To be done:
Leave out every picture, then transcribe the rest of the listing exactly.

Dataset section:
---*---

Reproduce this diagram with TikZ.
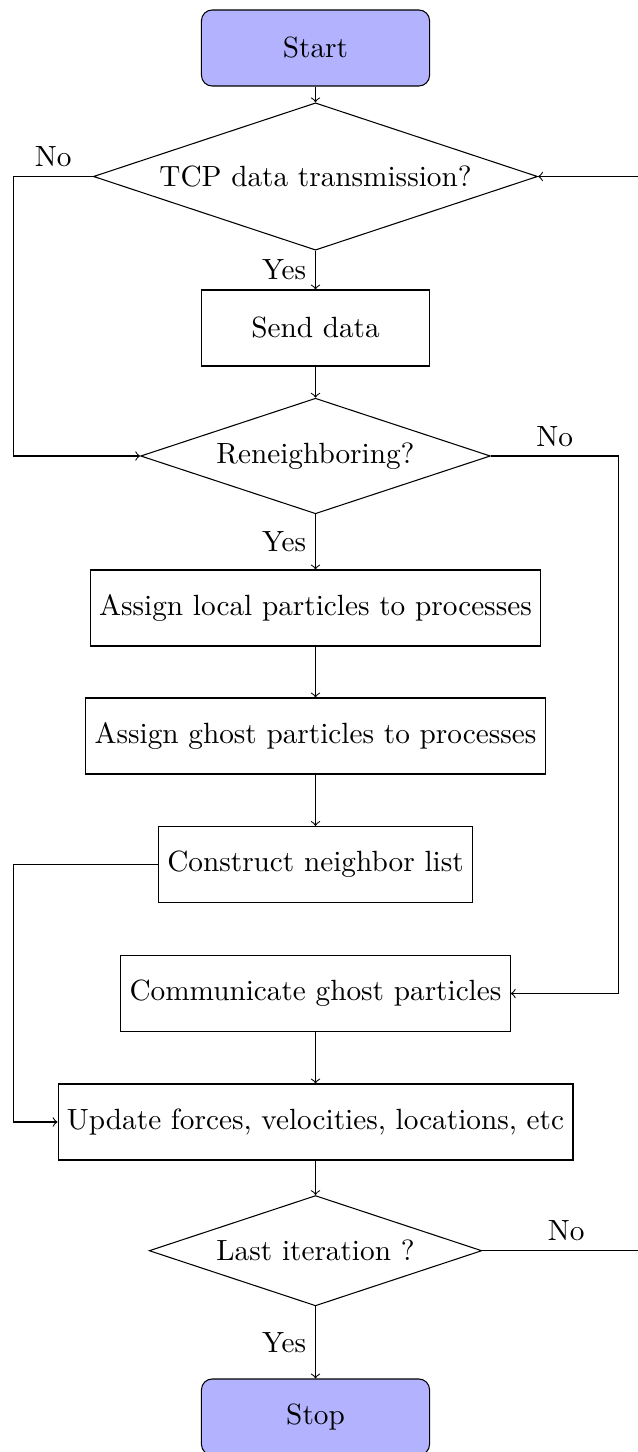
\documentclass[tikz,border=0pt]{standalone}
\usetikzlibrary{shapes.geometric,arrows}

\tikzset{
  every node/.style={font=\fontsize{10.95}{13.6}\selectfont},
  terminal/.style={rectangle, rounded corners, draw=black, fill=blue!30,
    minimum width=3cm, minimum height=1cm, text centered},
  process/.style={rectangle, draw=black,
    minimum width=3cm, minimum height=1cm, text centered},
  decision/.style={diamond, aspect=3, draw=black, inner sep=0pt, text centered},
  flow/.style={draw, ->}
}

\begin{document}
\begin{tikzpicture}[x=0.0131579cm, y=-0.0131579cm]
  \clip (0,0) rectangle (638,1452);

  % main column
  \node[terminal] (start) at (315.5,48) {Start};
  \node[decision, minimum width=5.842cm, minimum height=1.938cm] (tcp) at (315.5,176.5) {TCP data transmission?};
  \node[process] (send) at (315.5,328) {Send data};
  \node[decision, minimum width=4.6cm, minimum height=1.52cm] (ren) at (315.5,456) {Reneighboring?};
  \node[process] (local) at (315.5,608) {Assign local particles to processes};
  \node[process] (ghost) at (315.5,736) {Assign ghost particles to processes};
  \node[process] (cons) at (315.5,864.5) {Construct neighbor list};
  \node[process] (comm) at (315.5,993.5) {Communicate ghost particles};
  \node[process] (upd) at (315.5,1122) {Update forces, velocities, locations, etc};
  \node[decision, minimum width=4.376cm, minimum height=1.451cm] (last) at (315.5,1250.7) {Last iteration ?};
  \node[terminal] (stop) at (315.5,1417) {Stop};

  % side rails
  \coordinate (lx) at (13.3,0);
  \coordinate (rx) at (618.3,0);
  \coordinate (fx) at (650,0);

  % connectors
  \draw[flow] (start) -- (tcp);
  \draw[flow] (tcp) -- node[left] {Yes} (send);
  \draw[flow] (tcp.west) -- node[above] {No} (tcp.west -| lx) |- (ren.west);
  \draw[flow] (send) -- (ren);
  \draw[flow] (ren) -- node[left] {Yes} (local);
  \draw[flow] (ren.east) -- node[above] {No} (ren.east -| rx) |- (comm.east);
  \draw[flow] (local) -- (ghost);
  \draw[flow] (ghost) -- (cons);
  \draw[flow] (cons.west) -- (cons.west -| lx) |- (upd.west);
  \draw[flow] (comm) -- (upd);
  \draw[flow] (upd) -- (last);
  \draw[flow] (last) -- node[left] {Yes} (stop);
  \draw[flow] (last.east) -- node[above] {No} (last.east -| fx) |- (tcp.east);
\end{tikzpicture}
\end{document}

---*---

Answer to the problem:
Reproduce this diagram with TikZ.
\documentclass[tikz,border=0pt]{standalone}
\usetikzlibrary{shapes.geometric,arrows}

\tikzset{
  every node/.style={font=\fontsize{10.95}{13.6}\selectfont},
  terminal/.style={rectangle, rounded corners, draw=black, fill=blue!30,
    minimum width=3cm, minimum height=1cm, text centered},
  process/.style={rectangle, draw=black,
    minimum width=3cm, minimum height=1cm, text centered},
  decision/.style={diamond, aspect=3, draw=black, inner sep=0pt, text centered},
  flow/.style={draw, ->}
}

\begin{document}
\begin{tikzpicture}[x=0.0131579cm, y=-0.0131579cm]
  \clip (0,0) rectangle (638,1452);

  % main column
  \node[terminal] (start) at (315.5,48) {Start};
  \node[decision, minimum width=5.842cm, minimum height=1.938cm] (tcp) at (315.5,176.5) {TCP data transmission?};
  \node[process] (send) at (315.5,328) {Send data};
  \node[decision, minimum width=4.6cm, minimum height=1.52cm] (ren) at (315.5,456) {Reneighboring?};
  \node[process] (local) at (315.5,608) {Assign local particles to processes};
  \node[process] (ghost) at (315.5,736) {Assign ghost particles to processes};
  \node[process] (cons) at (315.5,864.5) {Construct neighbor list};
  \node[process] (comm) at (315.5,993.5) {Communicate ghost particles};
  \node[process] (upd) at (315.5,1122) {Update forces, velocities, locations, etc};
  \node[decision, minimum width=4.376cm, minimum height=1.451cm] (last) at (315.5,1250.7) {Last iteration ?};
  \node[terminal] (stop) at (315.5,1417) {Stop};

  % side rails
  \coordinate (lx) at (13.3,0);
  \coordinate (rx) at (618.3,0);
  \coordinate (fx) at (650,0);

  % connectors
  \draw[flow] (start) -- (tcp);
  \draw[flow] (tcp) -- node[left] {Yes} (send);
  \draw[flow] (tcp.west) -- node[above] {No} (tcp.west -| lx) |- (ren.west);
  \draw[flow] (send) -- (ren);
  \draw[flow] (ren) -- node[left] {Yes} (local);
  \draw[flow] (ren.east) -- node[above] {No} (ren.east -| rx) |- (comm.east);
  \draw[flow] (local) -- (ghost);
  \draw[flow] (ghost) -- (cons);
  \draw[flow] (cons.west) -- (cons.west -| lx) |- (upd.west);
  \draw[flow] (comm) -- (upd);
  \draw[flow] (upd) -- (last);
  \draw[flow] (last) -- node[left] {Yes} (stop);
  \draw[flow] (last.east) -- node[above] {No} (last.east -| fx) |- (tcp.east);
\end{tikzpicture}
\end{document}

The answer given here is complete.